Question 1 is using the sample size formula
introduced before question 6 in my Lesson 8. Be sure to look at
questions 6, 7 and 8 in my Lesson 8 before attempting this question. Be
careful in part (f).
You may want to take a look at my question 2 in Lesson 7 as an
illustration of the concept they are discussing.
Question 3 requires some challenging
algebra. Take a look at my question 13(c) in Lesson 9 as a starting
point for this question.
Step 1: Establish the width of the confidence interval by finding the difference between the upper and lower limit of the confidence interval you are given. Divide the width by 2 and you now know m, the margin of error.Step 2: You are also given sigma and n, so you can compute sigma(x-bar), the standard deviation of the sample mean (sigma divide by the square root of n).Step 3: Since the margin of error, m, is z* multiplied by the standard deviation of x-bar, you can simply divide m by the standard deviation to find z*. Put another way, you can take the answer in Step 1 and divide it by the answer in Step 2 to compute z*.Step 4: If your answer for z* is on Table D, excellent! You can now read off the level of confidence. If your answer for z* is not on Table D, remember that the level of confidence is the area between z* and -z* on the bell curve, so you can figure out that percentage from Table A. Make sure you express the area as a percentage.
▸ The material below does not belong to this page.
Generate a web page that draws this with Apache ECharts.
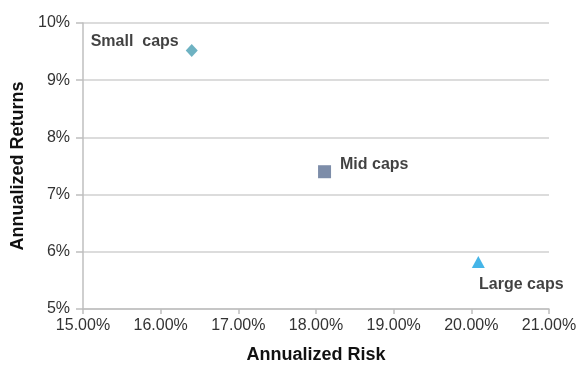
<html>
<head>
    <meta charset="utf-8">
    <script src="https://cdn.jsdelivr.net/npm/echarts@6/dist/echarts.min.js"></script>
</head>
<body style="margin:0">
    <div id="main" style="width:583px; height:369px"></div>
</body>
<script type="text/javascript">
    // values (percent)
    var names = ['Small caps', 'Mid caps', 'Large caps'];
    var risk = [16.40, 18.11, 20.09];
    var returns = [9.52, 7.40, 5.82];
    var xTicks = [15, 21, 1];   // min, max, step
    var yTicks = [5, 10, 1];

    var symbols = ['diamond', 'rect', 'triangle'];
    var sizes = [[12, 13], [13, 13], [13, 12]];
    var colors = ['#4a9fb3', '#5d7193', '#17a3e2'];
    var labelText = ['Small  caps', 'Mid caps', 'Large caps'];
    var labelPos = ['left', 'right', 'bottom'];
    var labelOff = [[-2, -9], [4, -7], [43, 3]];

    var myChart = echarts.init(document.getElementById('main'));
    var fontFam = 'Liberation Sans, Arial, sans-serif';

    var series = names.map(function (n, i) {
        return {
            name: n,
            type: 'scatter',
            symbol: symbols[i],
            symbolSize: sizes[i],
            itemStyle: { color: colors[i] },
            label: {
                show: true,
                formatter: labelText[i],
                position: labelPos[i],
                offset: labelOff[i],
                distance: 5,
                fontFamily: fontFam,
                fontWeight: 'bold',
                fontSize: 16,
                color: '#111'
            },
            data: [[risk[i], returns[i]]]
        };
    });

    var option = {
        animation: false,
        grid: { left: 83, right: 34, top: 23, bottom: 56, containLabel: false },
        xAxis: {
            type: 'value',
            min: xTicks[0], max: xTicks[1], interval: xTicks[2],
            name: 'Annualized Risk',
            nameLocation: 'middle',
            nameGap: 37,
            nameTextStyle: { fontFamily: fontFam, fontWeight: 'bold', fontSize: 18, color: '#111' },
            axisLine: { show: true, lineStyle: { color: '#bfbfbf', width: 1.5 } },
            axisTick: { show: true, length: 5, lineStyle: { color: '#bfbfbf', width: 1.5 } },
            axisLabel: {
                formatter: function (v) { return v.toFixed(2) + '%'; },
                fontFamily: fontFam, fontSize: 16, color: '#333', margin: 9
            },
            splitLine: { show: false }
        },
        yAxis: {
            type: 'value',
            min: yTicks[0], max: yTicks[1], interval: yTicks[2],
            name: 'Annualized Returns',
            nameLocation: 'middle',
            nameGap: 56,
            nameTextStyle: { fontFamily: fontFam, fontWeight: 'bold', fontSize: 18, color: '#111' },
            axisLine: { show: true, lineStyle: { color: '#bfbfbf', width: 1.5 } },
            axisTick: { show: true, length: 7, lineStyle: { color: '#bfbfbf', width: 1.5 } },
            axisLabel: {
                formatter: '{value}%',
                fontFamily: fontFam, fontSize: 16, color: '#333', margin: 13
            },
            splitLine: { show: true, lineStyle: { color: '#d0d0d0', width: 1.5 } }
        },
        series: series
    };

    myChart.setOption(option);
</script>
</html>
Question 4 is good practise at all five
steps to test a hypothesis. Make sure you have studied Lesson 9 up to
the end of question 12 at least before attempting this question.
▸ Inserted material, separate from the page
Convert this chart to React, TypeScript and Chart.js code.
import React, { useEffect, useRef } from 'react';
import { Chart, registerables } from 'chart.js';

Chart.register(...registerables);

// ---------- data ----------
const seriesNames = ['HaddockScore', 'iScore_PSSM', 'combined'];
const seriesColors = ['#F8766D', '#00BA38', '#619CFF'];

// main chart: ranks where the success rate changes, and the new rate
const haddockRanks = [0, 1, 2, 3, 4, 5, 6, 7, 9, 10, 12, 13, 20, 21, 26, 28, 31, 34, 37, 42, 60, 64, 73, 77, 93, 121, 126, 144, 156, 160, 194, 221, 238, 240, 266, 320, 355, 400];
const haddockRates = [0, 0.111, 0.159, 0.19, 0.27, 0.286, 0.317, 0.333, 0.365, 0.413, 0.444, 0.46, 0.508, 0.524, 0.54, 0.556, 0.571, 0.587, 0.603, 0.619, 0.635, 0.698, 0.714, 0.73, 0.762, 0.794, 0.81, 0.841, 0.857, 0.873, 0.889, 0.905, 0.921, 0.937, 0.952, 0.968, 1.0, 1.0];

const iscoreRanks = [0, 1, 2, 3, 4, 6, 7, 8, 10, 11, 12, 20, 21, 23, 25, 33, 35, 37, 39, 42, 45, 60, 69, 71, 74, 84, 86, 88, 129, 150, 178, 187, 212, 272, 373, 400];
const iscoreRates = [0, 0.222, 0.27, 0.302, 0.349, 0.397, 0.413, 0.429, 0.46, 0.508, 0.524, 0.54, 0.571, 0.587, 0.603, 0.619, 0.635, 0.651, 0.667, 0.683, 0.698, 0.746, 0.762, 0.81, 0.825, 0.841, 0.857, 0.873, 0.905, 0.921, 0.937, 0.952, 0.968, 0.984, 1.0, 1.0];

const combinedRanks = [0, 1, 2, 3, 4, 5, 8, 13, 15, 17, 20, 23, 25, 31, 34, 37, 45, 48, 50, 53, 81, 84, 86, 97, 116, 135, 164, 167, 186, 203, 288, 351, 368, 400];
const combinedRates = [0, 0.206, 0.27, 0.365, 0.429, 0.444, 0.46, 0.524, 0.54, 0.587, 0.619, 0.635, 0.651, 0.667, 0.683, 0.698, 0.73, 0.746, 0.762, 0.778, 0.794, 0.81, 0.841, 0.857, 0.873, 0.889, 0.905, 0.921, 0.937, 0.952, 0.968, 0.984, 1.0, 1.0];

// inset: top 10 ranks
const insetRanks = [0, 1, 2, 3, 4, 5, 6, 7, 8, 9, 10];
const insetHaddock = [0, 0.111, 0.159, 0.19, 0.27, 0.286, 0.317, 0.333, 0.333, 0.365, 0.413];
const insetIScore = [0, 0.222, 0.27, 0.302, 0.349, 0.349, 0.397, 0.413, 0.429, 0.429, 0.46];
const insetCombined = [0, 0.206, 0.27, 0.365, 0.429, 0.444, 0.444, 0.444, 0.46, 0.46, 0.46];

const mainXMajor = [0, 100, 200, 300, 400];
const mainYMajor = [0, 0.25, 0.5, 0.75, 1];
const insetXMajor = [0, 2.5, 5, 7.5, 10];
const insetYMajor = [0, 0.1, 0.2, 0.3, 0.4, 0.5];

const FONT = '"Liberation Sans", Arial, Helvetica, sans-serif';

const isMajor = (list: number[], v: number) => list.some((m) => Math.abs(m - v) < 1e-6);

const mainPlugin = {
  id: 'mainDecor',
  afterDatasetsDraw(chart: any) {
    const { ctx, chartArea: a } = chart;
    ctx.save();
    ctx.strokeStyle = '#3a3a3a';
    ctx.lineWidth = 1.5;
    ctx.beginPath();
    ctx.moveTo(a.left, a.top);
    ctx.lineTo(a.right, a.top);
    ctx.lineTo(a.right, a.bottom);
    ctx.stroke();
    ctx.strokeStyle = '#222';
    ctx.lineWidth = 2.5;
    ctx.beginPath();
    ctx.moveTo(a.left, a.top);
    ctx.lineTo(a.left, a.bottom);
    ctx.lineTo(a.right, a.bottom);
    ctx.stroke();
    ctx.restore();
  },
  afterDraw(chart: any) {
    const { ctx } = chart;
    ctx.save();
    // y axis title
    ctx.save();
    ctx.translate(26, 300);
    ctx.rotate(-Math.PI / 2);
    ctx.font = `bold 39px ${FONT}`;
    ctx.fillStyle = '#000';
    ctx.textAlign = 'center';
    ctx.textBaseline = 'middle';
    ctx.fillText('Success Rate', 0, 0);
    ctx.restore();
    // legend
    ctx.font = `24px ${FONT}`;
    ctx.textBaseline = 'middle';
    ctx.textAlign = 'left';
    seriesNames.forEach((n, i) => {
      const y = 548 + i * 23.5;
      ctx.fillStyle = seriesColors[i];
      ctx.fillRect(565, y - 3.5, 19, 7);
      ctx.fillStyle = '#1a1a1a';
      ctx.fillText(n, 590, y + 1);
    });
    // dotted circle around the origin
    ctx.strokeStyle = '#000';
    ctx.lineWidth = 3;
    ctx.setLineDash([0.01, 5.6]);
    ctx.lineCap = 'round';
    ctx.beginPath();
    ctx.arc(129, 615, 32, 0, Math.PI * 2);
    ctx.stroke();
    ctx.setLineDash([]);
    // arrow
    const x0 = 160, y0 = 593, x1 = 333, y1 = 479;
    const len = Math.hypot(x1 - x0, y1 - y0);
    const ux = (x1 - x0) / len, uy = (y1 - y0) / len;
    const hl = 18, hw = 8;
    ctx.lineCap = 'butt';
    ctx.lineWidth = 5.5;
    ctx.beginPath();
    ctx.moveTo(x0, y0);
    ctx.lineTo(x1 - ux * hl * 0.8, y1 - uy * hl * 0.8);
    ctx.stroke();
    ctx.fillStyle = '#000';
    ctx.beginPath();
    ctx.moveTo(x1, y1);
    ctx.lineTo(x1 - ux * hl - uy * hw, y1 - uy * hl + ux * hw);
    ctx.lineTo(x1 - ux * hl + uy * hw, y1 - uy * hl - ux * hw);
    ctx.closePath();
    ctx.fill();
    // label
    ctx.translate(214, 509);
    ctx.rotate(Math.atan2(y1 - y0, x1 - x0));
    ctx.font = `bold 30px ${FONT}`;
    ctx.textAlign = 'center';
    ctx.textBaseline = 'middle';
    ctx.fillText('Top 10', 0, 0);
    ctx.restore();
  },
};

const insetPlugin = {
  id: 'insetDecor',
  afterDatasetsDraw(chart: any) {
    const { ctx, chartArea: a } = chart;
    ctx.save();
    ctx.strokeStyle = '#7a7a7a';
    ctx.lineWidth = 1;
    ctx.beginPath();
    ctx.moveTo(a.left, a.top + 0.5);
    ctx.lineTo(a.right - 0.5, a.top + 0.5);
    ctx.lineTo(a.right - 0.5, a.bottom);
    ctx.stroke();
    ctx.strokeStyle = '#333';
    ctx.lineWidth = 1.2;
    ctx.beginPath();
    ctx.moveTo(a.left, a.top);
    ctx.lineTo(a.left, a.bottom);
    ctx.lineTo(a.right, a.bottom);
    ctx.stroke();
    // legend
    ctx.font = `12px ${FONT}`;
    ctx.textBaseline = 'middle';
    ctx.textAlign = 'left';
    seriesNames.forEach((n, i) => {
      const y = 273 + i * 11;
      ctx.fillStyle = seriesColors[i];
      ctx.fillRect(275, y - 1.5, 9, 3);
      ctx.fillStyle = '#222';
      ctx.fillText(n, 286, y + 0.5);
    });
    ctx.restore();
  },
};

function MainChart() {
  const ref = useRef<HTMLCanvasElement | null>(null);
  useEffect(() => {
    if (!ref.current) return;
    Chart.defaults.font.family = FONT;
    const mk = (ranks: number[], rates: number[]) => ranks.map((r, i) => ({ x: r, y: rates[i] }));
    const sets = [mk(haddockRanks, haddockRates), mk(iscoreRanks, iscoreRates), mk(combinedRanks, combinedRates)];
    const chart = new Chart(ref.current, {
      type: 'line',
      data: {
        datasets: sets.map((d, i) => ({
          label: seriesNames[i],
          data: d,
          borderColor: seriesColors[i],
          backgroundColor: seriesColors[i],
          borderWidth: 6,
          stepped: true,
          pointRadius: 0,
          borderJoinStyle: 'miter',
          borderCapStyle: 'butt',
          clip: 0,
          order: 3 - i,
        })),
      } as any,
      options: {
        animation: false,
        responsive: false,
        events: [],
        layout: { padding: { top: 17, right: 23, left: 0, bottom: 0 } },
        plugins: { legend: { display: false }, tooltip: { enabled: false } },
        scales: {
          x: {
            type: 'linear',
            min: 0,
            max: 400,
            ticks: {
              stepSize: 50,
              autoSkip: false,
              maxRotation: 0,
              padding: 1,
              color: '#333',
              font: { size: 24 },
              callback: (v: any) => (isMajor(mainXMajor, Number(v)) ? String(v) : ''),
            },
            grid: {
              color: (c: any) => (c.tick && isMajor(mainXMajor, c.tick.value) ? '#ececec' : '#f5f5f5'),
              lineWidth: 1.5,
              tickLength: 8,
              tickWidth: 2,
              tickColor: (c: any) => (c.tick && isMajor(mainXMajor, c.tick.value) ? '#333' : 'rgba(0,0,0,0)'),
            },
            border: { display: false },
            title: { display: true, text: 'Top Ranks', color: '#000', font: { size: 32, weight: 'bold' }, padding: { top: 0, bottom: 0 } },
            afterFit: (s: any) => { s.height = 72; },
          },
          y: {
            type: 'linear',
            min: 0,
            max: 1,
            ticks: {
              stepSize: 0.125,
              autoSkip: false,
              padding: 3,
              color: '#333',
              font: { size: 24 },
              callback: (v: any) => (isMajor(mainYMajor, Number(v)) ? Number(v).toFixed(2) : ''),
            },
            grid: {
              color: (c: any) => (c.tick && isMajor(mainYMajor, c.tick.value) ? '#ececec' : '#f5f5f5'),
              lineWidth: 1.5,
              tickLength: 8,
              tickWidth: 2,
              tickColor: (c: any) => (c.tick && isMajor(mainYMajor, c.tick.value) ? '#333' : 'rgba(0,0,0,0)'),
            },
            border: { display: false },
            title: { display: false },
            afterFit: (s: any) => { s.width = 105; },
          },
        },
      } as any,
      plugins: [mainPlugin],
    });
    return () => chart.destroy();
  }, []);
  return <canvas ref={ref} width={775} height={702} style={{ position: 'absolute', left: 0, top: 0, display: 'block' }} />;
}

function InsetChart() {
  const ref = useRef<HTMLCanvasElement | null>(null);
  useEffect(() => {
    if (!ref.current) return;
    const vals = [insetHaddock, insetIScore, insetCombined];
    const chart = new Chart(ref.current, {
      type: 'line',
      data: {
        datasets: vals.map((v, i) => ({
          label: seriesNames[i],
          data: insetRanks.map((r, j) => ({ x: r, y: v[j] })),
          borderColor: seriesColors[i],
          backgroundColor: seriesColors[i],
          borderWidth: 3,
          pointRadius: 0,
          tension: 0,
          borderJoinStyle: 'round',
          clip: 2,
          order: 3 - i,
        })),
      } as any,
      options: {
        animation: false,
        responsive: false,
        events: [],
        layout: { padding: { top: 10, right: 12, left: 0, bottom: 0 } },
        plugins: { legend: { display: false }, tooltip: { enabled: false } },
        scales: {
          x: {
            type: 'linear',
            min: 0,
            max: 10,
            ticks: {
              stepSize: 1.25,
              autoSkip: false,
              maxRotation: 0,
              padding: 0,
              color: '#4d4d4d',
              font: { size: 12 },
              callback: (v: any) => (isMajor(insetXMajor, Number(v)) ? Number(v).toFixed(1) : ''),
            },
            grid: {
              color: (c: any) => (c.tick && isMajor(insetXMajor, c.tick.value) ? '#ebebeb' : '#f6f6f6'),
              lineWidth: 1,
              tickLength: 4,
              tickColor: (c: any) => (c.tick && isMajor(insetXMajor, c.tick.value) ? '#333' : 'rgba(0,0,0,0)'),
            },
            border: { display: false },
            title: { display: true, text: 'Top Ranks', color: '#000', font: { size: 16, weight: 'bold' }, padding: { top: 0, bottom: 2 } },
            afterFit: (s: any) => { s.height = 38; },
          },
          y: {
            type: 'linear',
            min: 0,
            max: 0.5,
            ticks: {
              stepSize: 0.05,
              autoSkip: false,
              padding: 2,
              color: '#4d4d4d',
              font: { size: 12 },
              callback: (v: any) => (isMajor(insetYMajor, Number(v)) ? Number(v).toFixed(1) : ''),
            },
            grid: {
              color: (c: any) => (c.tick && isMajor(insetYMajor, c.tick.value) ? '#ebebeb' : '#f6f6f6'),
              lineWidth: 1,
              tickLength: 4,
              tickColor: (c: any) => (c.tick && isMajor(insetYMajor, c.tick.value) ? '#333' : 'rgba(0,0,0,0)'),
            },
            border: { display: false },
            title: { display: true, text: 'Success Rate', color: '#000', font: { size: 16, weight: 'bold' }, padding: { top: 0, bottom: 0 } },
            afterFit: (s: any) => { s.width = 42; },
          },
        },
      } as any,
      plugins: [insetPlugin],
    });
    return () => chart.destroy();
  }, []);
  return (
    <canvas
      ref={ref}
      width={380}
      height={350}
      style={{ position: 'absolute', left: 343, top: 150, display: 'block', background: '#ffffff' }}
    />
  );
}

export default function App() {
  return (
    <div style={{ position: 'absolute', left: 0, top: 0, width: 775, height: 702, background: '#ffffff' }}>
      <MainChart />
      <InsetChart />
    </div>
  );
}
Question 5 is much like question 4. Be sure to read the section in Lesson 8 about "Inferences for
the Mean are robust" that I write in the pages leading up to question 1
to understand what they are getting at in part (a) (or remind yourself about the Central Limit Theorem in Lesson 7).
Question 6 is yet another runthrough of
hypothesis
testing. Make sure you look at my Lesson 9, question 13(d) for an
example of the concept of using confidence intervals to test hypotheses. Make sure you
properly interpret the confidence interval. Look at my question 1(b) in
Lesson 8 for an example of that.
To use JMP, click "New Data Table", then enter the data into
Column 1. Double-click Column 1 and name it "Fill Pressure". Now select "Analyze",
"Distribution" and highlight "Fill Pressure" and click "Y, Columns", then
click
OK. You are now looking at a histogram and stuff.
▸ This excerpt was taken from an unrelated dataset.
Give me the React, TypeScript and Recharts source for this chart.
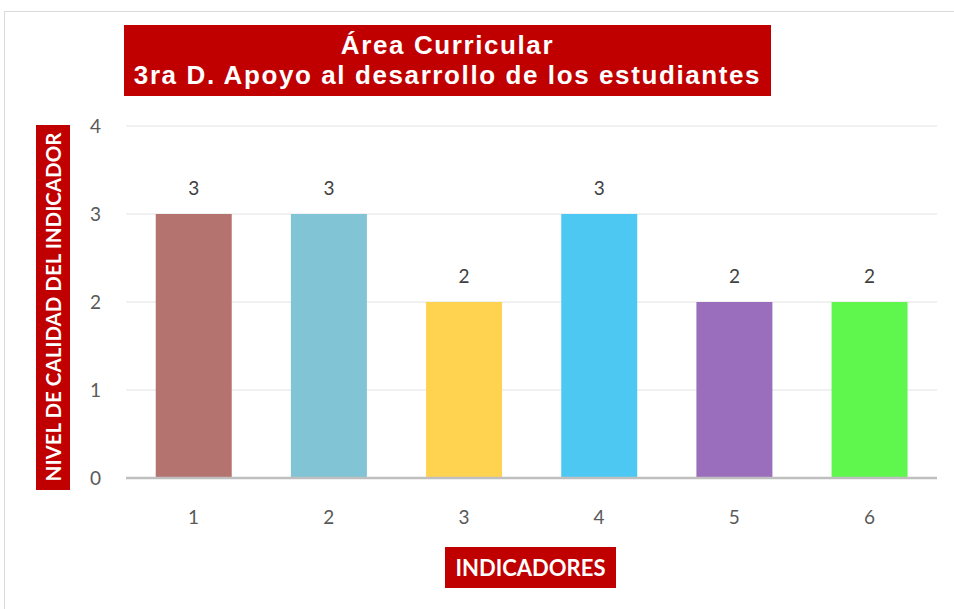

To test the hypothesis. Click the red
triangle next to "Fill Pressure" then select "Test Mean" from the
drop-down list. Enter in
the
mean from your null hypothesis and enter in the given standard
deviation . Click
"OK" and JMP gives you the hypothesis test at the bottom of the
printout. Note that you cannot enter the level of significance they
have given. The level of significance is not relevant to JMP, you will use that yourself to make your decision. Note that:
JMP gives you the P-values, and you make your decision from
that. As they say, you will write out the
hypotheses, list the test statistic as given by JMP, list the P-value as
given by JMP, and then write your conclusion.
Prob > |z| is the P-value for a two-tailed test.
Prob > z is the P-value for an upper-tailed test.
Prob < z is the P-value for a lower-tailed test
To make the confidence interval. I am not
sure if they mean for you to do the confidence interval by hand, or with
JMP, but here is how to do it with JMP if you want to check your answer
at least. Click the red
triangle next to "Fill Pressure" then select "Confidence Interval" from
the
drop-down list. Select "Other" to get a pop-up menu. It probably
already has 0.95 typed in (for 95% confidence interval), but, if not, be
sure to type in 0.95. Make sure you click the box saying "Use known Sigma".
Click "OK" and you will then get a pop-up menu to type in the sigma
value. Click "OK" and JMP gives you the
Confidence Interval at the bottom of the printout.
You can now select "File" in the JMP toolbar, and select
"Save As" and save the printout as a PDF file and upload it into the
HTML editor. Type in the other answers they require and submit.